I have been asked by a few people how I do it so thought I'd share a few tips and suggestion.
"WHAT LENS DO YOU USE"
Tricky question really, it helps if you use a fast lens preferably with some sort of image stabilisation however I know of people who have obtained brilliant flight shots using a Sigma 50-500mm lens with no image stabilisation mode. Personally just in case the Swallows stay a bit distant I like to use my 500mm f4 prime lens and if the weather is sunny setting it at f/5.6 however I do find using a teleconverter slows things down too much so don't use one and with Swallows being quick...well you need your equipment to be quick to respond.
If I am at a location where I know the birds will be close I will use my 300mm f/2.8 this will eliminate poor weather too. If you're having a problem with Swallows along the ground like the image below, welcome to the club. But seriously try sky shots first, with a blue sky. It's easier and makes good practice.
Right ideally you want to be photographing in glorious sunny weather with blue skies as it helps massively and the blue on the bird just looks great. Make sure the sun is behind you of course.
I will switch my camera into AV mode as this guarantees that I get the fastest shutter speed regardless where I point my lens. ISO setting varies on location and light condition for example if I am in a field on a good bright day that isn't shaded too much I will go anywhere from 400 to 640 and shoot at f/5.6 and exposure wise anywhere from +2/3 to +1. If it is overcast or slightly late in the evening I will up the exposure settings from anywhere +1 to +1&2/3rd's and change the ISO to values of 640 to 1000. You ideally need a shutter speed of anywhere from 1/1500th to 1/2500 however I have got flight shots with less shutter speed just with wing blur.
However if you are photographing over water remember you have the reflected light off the water surface which helps on slightly cloudy days to get both better exposure and shutter speeds.
Also set the camera to Continuous shooting mode for obvious reasons.
Again welcome to the club.
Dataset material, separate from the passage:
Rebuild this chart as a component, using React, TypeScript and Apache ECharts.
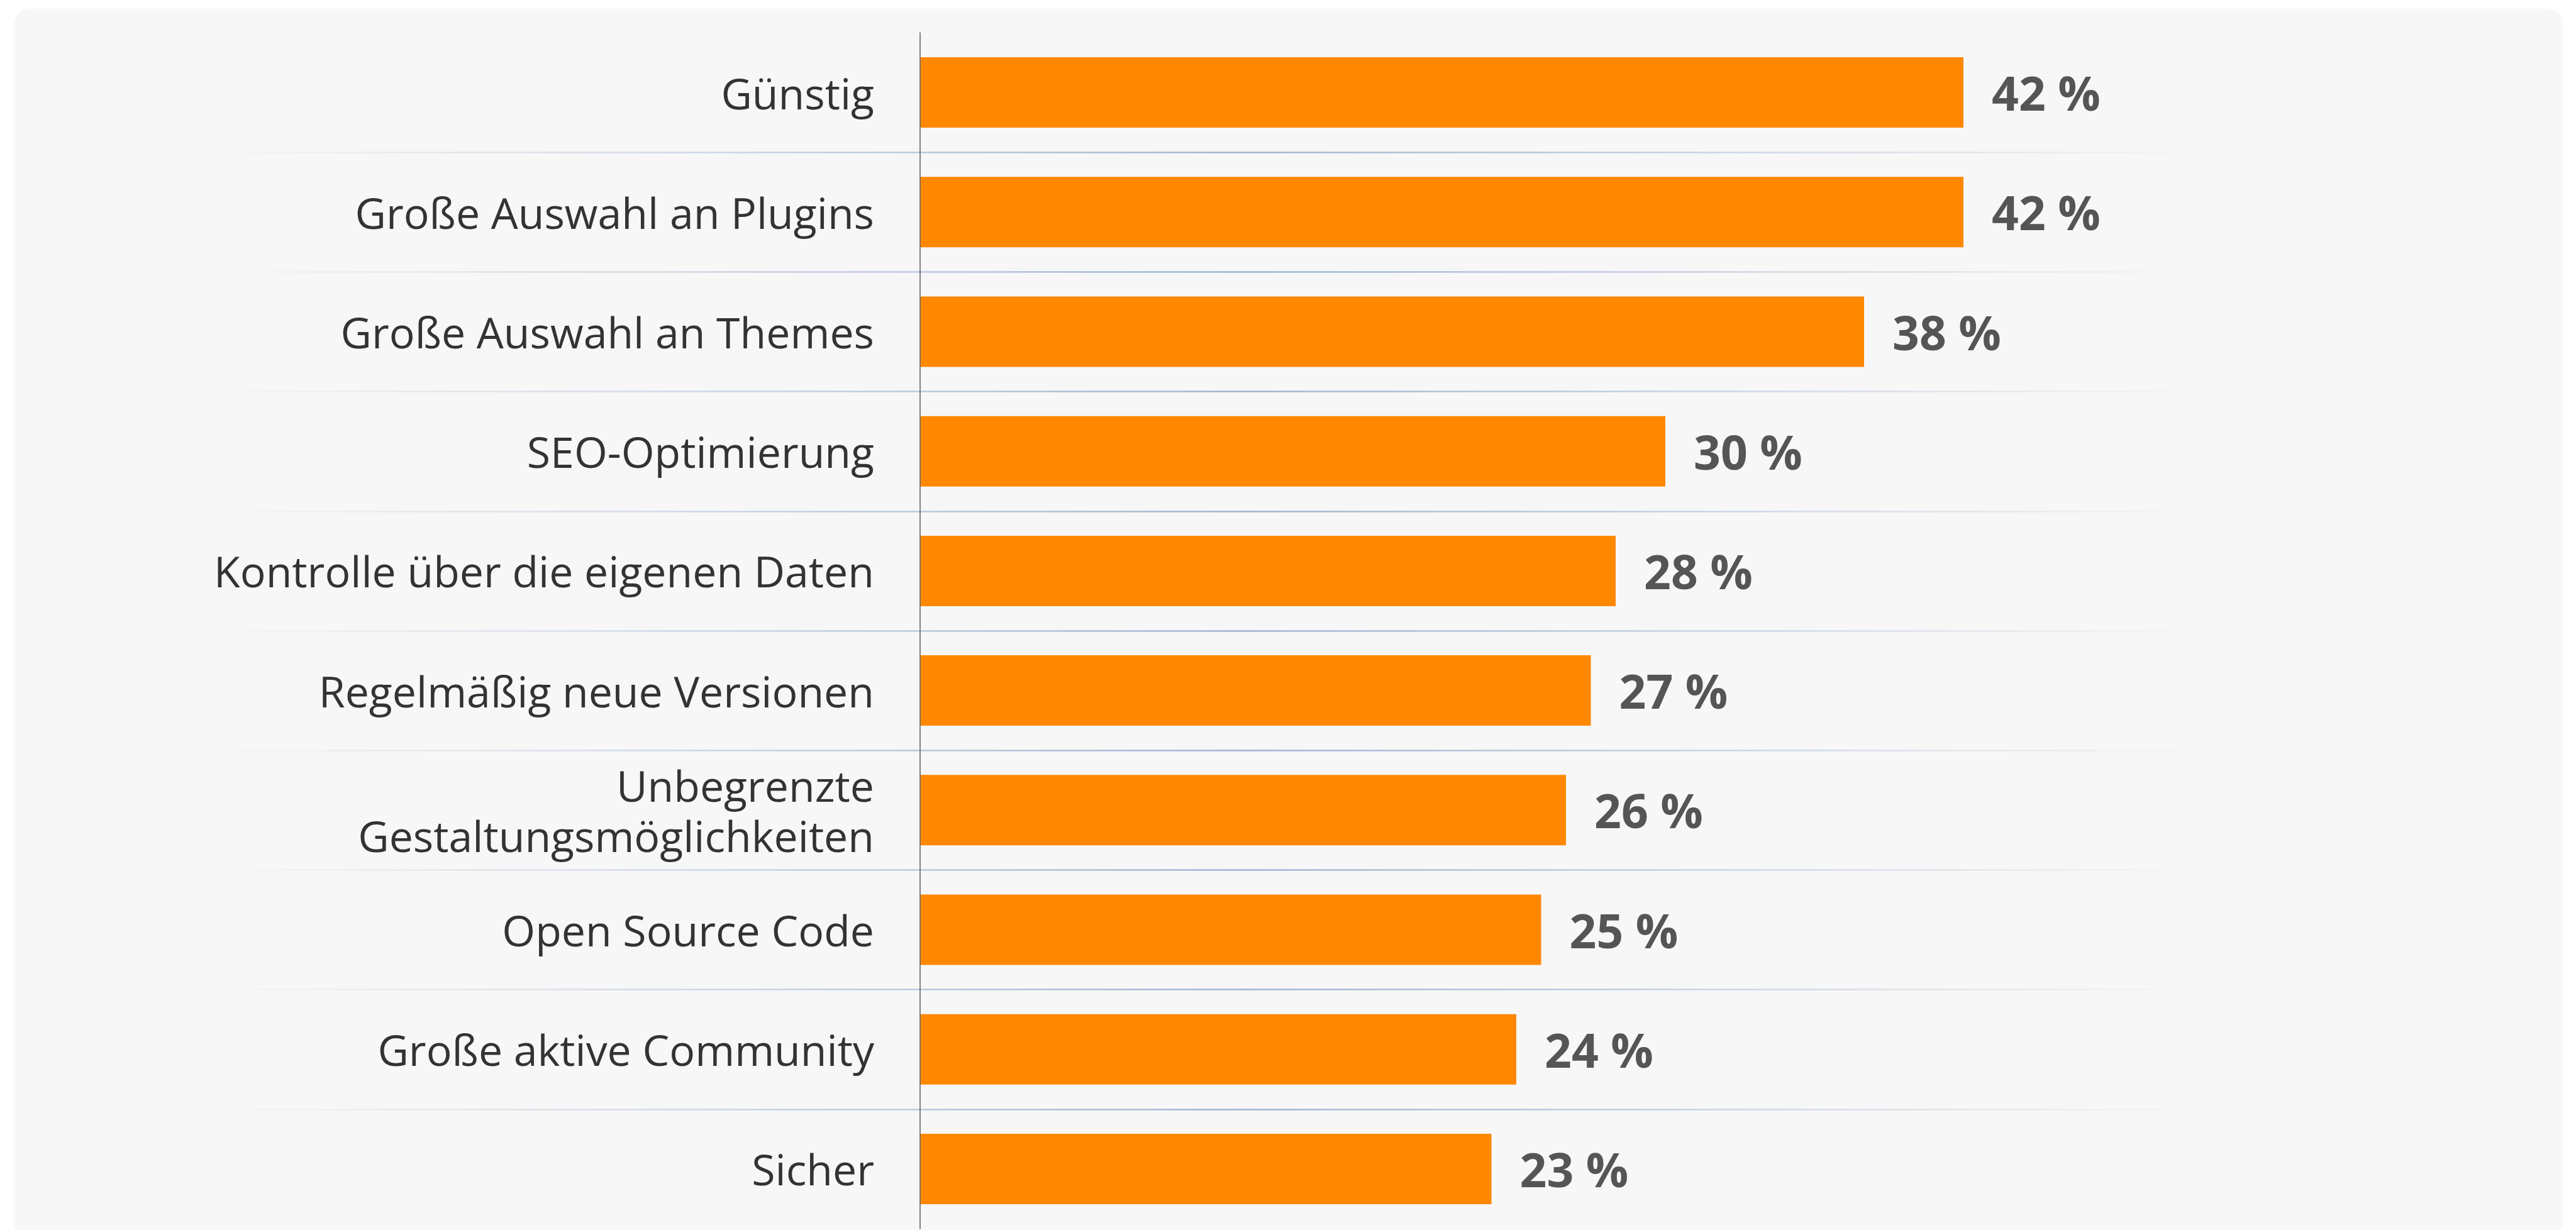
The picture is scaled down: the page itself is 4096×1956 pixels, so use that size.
import React, { useEffect, useRef } from "react";
import * as echarts from "echarts";

const CATEGORIES: string[] = [
  "Günstig",
  "Große Auswahl an Plugins",
  "Große Auswahl an Themes",
  "SEO-Optimierung",
  "Kontrolle über die eigenen Daten",
  "Regelmäßig neue Versionen",
  "Unbegrenzte\nGestaltungsmöglichkeiten",
  "Open Source Code",
  "Große aktive Community",
  "Sicher",
];

const VALUES: number[] = [42, 42, 38, 30, 28, 27, 26, 25, 24, 23];

const VALUE_MIN = 0;
const VALUE_MAX = 60;

const W = 4096;
const H = 1956;

export default function App() {
  const ref = useRef<HTMLDivElement>(null);

  useEffect(() => {
    if (!ref.current) return;
    const chart = echarts.init(ref.current, null, { renderer: "svg" });

    const gridTop = 52;
    const gridBottom = H - 1954;
    const axisX = 1463;
    const pxPerUnit = 39.5;
    const gridRight = W - (axisX + pxPerUnit * (VALUE_MAX - VALUE_MIN));

    const sepLeft = 317;
    const sepRight = 3516;

    const option: any = {
      animation: false,
      backgroundColor: "#ffffff",
      graphic: [
        {
          type: "rect",
          z: -10,
          silent: true,
          shape: { x: 22.5, y: 13.4, width: 4052, height: 1954, r: 24 },
          style: { fill: "#f7f7f7" },
        },
      ],
      grid: [
        {
          left: axisX,
          right: gridRight,
          top: gridTop,
          bottom: gridBottom,
          containLabel: false,
        },
        {
          left: sepLeft,
          right: W - sepRight,
          top: gridTop,
          bottom: gridBottom,
          containLabel: false,
        },
      ],
      xAxis: [
        {
          type: "value",
          gridIndex: 0,
          min: VALUE_MIN,
          max: VALUE_MAX,
          show: false,
        },
        {
          type: "value",
          gridIndex: 1,
          min: 0,
          max: 1,
          show: false,
        },
      ],
      yAxis: [
        {
          type: "category",
          gridIndex: 0,
          data: CATEGORIES,
          inverse: true,
          z: 5,
          axisLine: {
            show: true,
            lineStyle: { color: "#6a6a6a", width: 1.7 },
          },
          axisTick: { show: false },
          splitLine: { show: false },
          axisLabel: {
            margin: 73,
            fontSize: 68,
            lineHeight: 80,
            color: "#333333",
            fontFamily: "'Open Sans', sans-serif",
            align: "right",
          },
        },
        {
          type: "category",
          gridIndex: 1,
          data: CATEGORIES,
          inverse: true,
          z: 1,
          axisLine: { show: false },
          axisTick: { show: false },
          axisLabel: { show: false },
          splitLine: {
            show: true,
            showMinLine: false,
            showMaxLine: false,
            lineStyle: {
              width: 2.5,
              color: new echarts.graphic.LinearGradient(
                sepLeft,
                0,
                sepRight,
                0,
                [
                  { offset: 0, color: "rgba(160,180,208,0)" },
                  { offset: 0.52, color: "rgba(160,180,208,1)" },
                  { offset: 1, color: "rgba(160,180,208,0)" },
                ],
                true
              ),
            },
          },
        },
      ],
      series: [
        {
          type: "bar",
          xAxisIndex: 0,
          yAxisIndex: 0,
          data: VALUES,
          barWidth: 112,
          z: 3,
          itemStyle: { color: "#ff8800" },
          label: {
            show: true,
            position: "right",
            distance: 45,
            fontSize: 75,
            fontWeight: "bold",
            color: "#555555",
            fontFamily: "'Open Sans', sans-serif",
            formatter: (p: any) => `${p.value} %`,
          },
        },
      ],
    };

    chart.setOption(option);
    return () => {
      chart.dispose();
    };
  }, []);

  return (
    <div
      ref={ref}
      style={{ position: "fixed", left: 0, top: 0, width: W, height: H }}
    />
  );
}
It's what makes photographing Swallows equally frustrating and rewarding face the facts you have to keep the bird both in the viewfinder and in focus whilst a small bird flies at speed low to the ground twisting and turning normally trying to catch and even smaller and more nimble insect...however there are a few tricks I do.
1st Try either early in the morning when the Swallows first start to hunt both the Swallows and the insects aren't quite up to speed/warmed up.
2nd Unless you want sky shots avoid mid afternoon's as I find normally this is when they're mostly high in the sky as are the insects, unless it's sky shots you are after... Plus if the UK weather is hot you will too get hot and sweaty.
3rd Try about 5pm onwards the light is soft, less heat haze, and to me I swear the Swallows feed more but slower.
If you have more than one Swallow zipping around, as often is the case sit back and watch them, learn the flight pattern they do, it may look like a manic feeding frenzy but it ain't if it was there would be collisions and I've not seen Swallows collide EVER. With some it is like a figure of eight pattern other times its up one way and back the other...just watch them you'll figure out what I mean and figure out the way they hunt. Also they will disappear, taking food back to the young, this is your chance to get your breath back and check your images, they will return as long as you haven't done something stupid to scare them away Swallows are quite tolerant to us humans so they shouldn't have been scared off.
I also have seen others frantically point the camera at the nearest bird, curse, then point at the next nearest bird followed by more cursing, don't choose this method you might get lucky but you will also get frustrated equally quick. Pick one bird that's at a fair distance from you and keep tracking it in the viewfinder the bird will do one of two things stay far away, in which case choose the next bird and wait/keep tracking until it gets closer this method is good if you have either a slow lens/camera if you choose the closest bird to you often both you and your camera aren't quick enough. Also try out photographing juveniles for your first time as they're not as quick as the adults. However my TOP tip is practise, more practise, have a drink, more practise and....more practise but on a more serious note take loads of images the hit/success rate is shockingly low, I am lucky if from a full 4 gigabyte card I keep 20% of the images on a good day( I think I heard Adrian faint and hit the floor).
I don't use neither! Even when using my 500mm lens I prefer to handhold the lens but my biceps are big lol. So it's a case of use a tripod if you have one or a monopod if you got one. I would opt for the monopod with a gimbal head, which is what I used to use. However I felt either option was to clumsy and prefer handholding the lens as it gives me better fluidity whilst tracking the bird and with high shutter speed being used "stability" is not really an issue plus if need be I can lay low on my belly for a better point of view plus whilst laying low/kneeling down I find the Swallows come in closer.
"WHERE IS THE BEST PLACE TO PHOTOGRAPH SWALLOWS". That's a tricky one. Most Swallows in my home County tend to nest in barns/stables or outbuildings. So if it's nesting in a stable I will try and photograph them in the field or paddocks that they tend to hunt in near to their nesting sites. However sometimes they build their nests in strange places like the one below, a flock regularly nest in garages belonging to residents of one village who leave their garages open all Summer and the birds then either hunt the nearby fields or as in this image a playing field/football pitches.